Security guard Chris Bennett thinks New Yorkers to deserve to be a little easier on each other.

Which is why the 53-year-old continually says good morning to each of the thousands of commuters who rush through Fulton Center on weekday mornings. 

“People say ‘why are you so happy?’ And I tell them ‘I’m always happy, we woke up this morning,’ and that frown turns into a smile and they’re like, ‘okay.’ And the next morning I see them and I make sure I focus on them next time. By the end of the week, I can guarantee I have them smiling.” 

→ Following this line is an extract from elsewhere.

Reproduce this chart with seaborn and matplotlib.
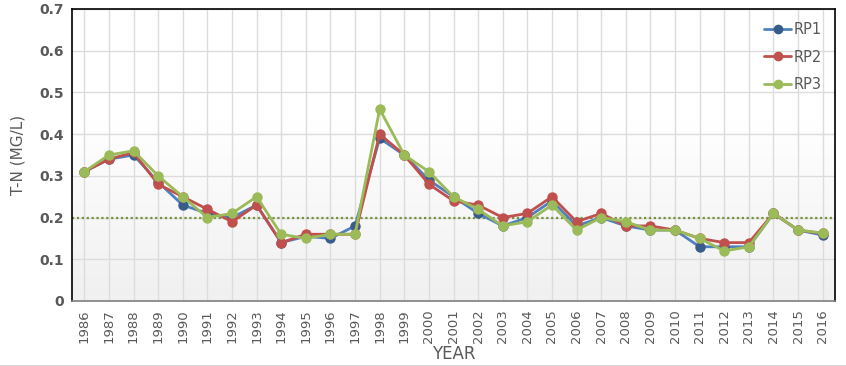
import numpy as np
import pandas as pd
import seaborn as sns
import matplotlib.pyplot as plt
from matplotlib.lines import Line2D

years = list(range(1986, 2017))
rp1 = [0.31, 0.34, 0.35, 0.285, 0.23, 0.21, 0.20, 0.23, 0.14, 0.155, 0.15,
       0.18, 0.39, 0.35, 0.29, 0.25, 0.21, 0.18, 0.20, 0.24, 0.18, 0.20,
       0.18, 0.17, 0.17, 0.13, 0.13, 0.13, 0.21, 0.17, 0.158]
rp2 = [0.31, 0.34, 0.356, 0.28, 0.25, 0.22, 0.19, 0.23, 0.14, 0.16, 0.16,
       0.16, 0.40, 0.35, 0.28, 0.24, 0.23, 0.20, 0.21, 0.25, 0.19, 0.21,
       0.18, 0.18, 0.17, 0.15, 0.14, 0.14, 0.21, 0.17, 0.162]
rp3 = [0.31, 0.35, 0.36, 0.30, 0.25, 0.20, 0.21, 0.25, 0.16, 0.15, 0.16,
       0.16, 0.46, 0.35, 0.31, 0.25, 0.22, 0.18, 0.19, 0.23, 0.17, 0.20,
       0.19, 0.17, 0.17, 0.15, 0.12, 0.13, 0.21, 0.17, 0.163]
series_names = ['RP1', 'RP2', 'RP3']
line_colors = ['#4F81BD', '#C0504D', '#9BBB59']
marker_colors = ['#385D8A', '#C0504D', '#9BBB59']
reference_level = 0.2
yticks = [0, 0.1, 0.2, 0.3, 0.4, 0.5, 0.6, 0.7]
ytick_labels = ['0', '0.1', '0.2', '0.3', '0.4', '0.5', '0.6', '0.7']

df = pd.DataFrame({'year': years, 'RP1': rp1, 'RP2': rp2, 'RP3': rp3})
mdf = pd.melt(df, id_vars=['year'], var_name='series', value_name='tn')

sns.set_style('white')
plt.rcParams['font.family'] = ['DejaVu Sans']
text_gray = '#595959'

fig = plt.figure(figsize=(8.46, 3.66), dpi=100)
ax = fig.add_axes([72 / 846, 1 - 301 / 366, (835 - 72) / 846, (301 - 9) / 366])

# background gradient: white on top, light gray at bottom
grad = np.linspace(1.0, 0.0, 256).reshape(-1, 1)
grad = np.clip(grad * 1.6, 0, 1)
ax.imshow(grad, cmap=sns.blend_palette(['#F0F0F0', '#FFFFFF'], as_cmap=True),
          aspect='auto', extent=[1985.5, 2016.5, 0, 0.7], zorder=0, vmin=0, vmax=1)

for y in yticks[1:]:
    ax.axhline(y, color='#DCDCDC', lw=1, zorder=1)
for yr in years:
    ax.axvline(yr, color='#DCDCDC', lw=1, zorder=1)

sns.lineplot(data=mdf, x='year', y='tn', hue='series', palette=line_colors,
             marker='o', markersize=7.5, linewidth=2, markeredgewidth=0,
             legend=False, ax=ax, zorder=3)
for line, mc in zip(ax.get_lines()[-3:], marker_colors):
    line.set_markerfacecolor(mc)
    line.set_markeredgecolor(mc)

ax.axhline(reference_level, color='#76923C', lw=1.6, ls=(0, (1, 1.2)), zorder=2)

ax.set_xlim(1985.5, 2016.5)
ax.set_ylim(0, 0.7)
ax.set_xticks(years)
ax.set_xticklabels([str(y) for y in years], rotation=90, fontsize=9.5, color=text_gray)
ax.set_yticks(yticks)
ax.set_yticklabels(ytick_labels, fontsize=10, color=text_gray, fontweight='bold')
ax.tick_params(axis='both', length=0, pad=6)
ax.set_xlabel('YEAR', fontsize=12, color=text_gray, family='Liberation Sans Narrow', labelpad=1)
ax.set_ylabel('T-N (MG/L)', fontsize=11, color=text_gray, labelpad=10)

for side in ['left', 'top', 'right']:
    ax.spines[side].set_color('black')
    ax.spines[side].set_linewidth(1.2)
ax.spines['bottom'].set_color('#7F7F7F')
ax.spines['bottom'].set_linewidth(1.2)

handles = [Line2D([0], [0], color=lc, lw=2, marker='o', markersize=6,
                  markerfacecolor=mc, markeredgecolor=mc)
           for lc, mc in zip(line_colors, marker_colors)]
leg = ax.legend(handles, series_names, loc='upper right', frameon=False,
                fontsize=10.5, handlelength=1.9, handletextpad=0.15,
                labelspacing=0.85, bbox_to_anchor=(1.0, 1.0))
for t in leg.get_texts():
    t.set_color(text_gray)

fig.add_artist(Line2D([0, 1], [0.5 / 366, 0.5 / 366], color='#D9D9D9', lw=1.5))

fig.savefig('out.png', dpi=100)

Riders hear Bennett before they see him, his booming voice bouncing up through the 79-foot-high oculus. His go-to phrase is a simple good morning, but he also reminds commuters how many days until Friday. 

Bennett works for AlliedBarton Security Services, which has a contract with the MTA. Bennett previously worked a pedestrian safety post at the corner of Church and Vesey Streets, and moved over when Fulton Center opened last November. 

Bennett said he started greeting riders not too long after starting his new post. He came up with the idea to pass the time on his 7 a.m. to 3 p.m. shift, and because he knows he’ll be asked for directions and countless other questions throughout the day. 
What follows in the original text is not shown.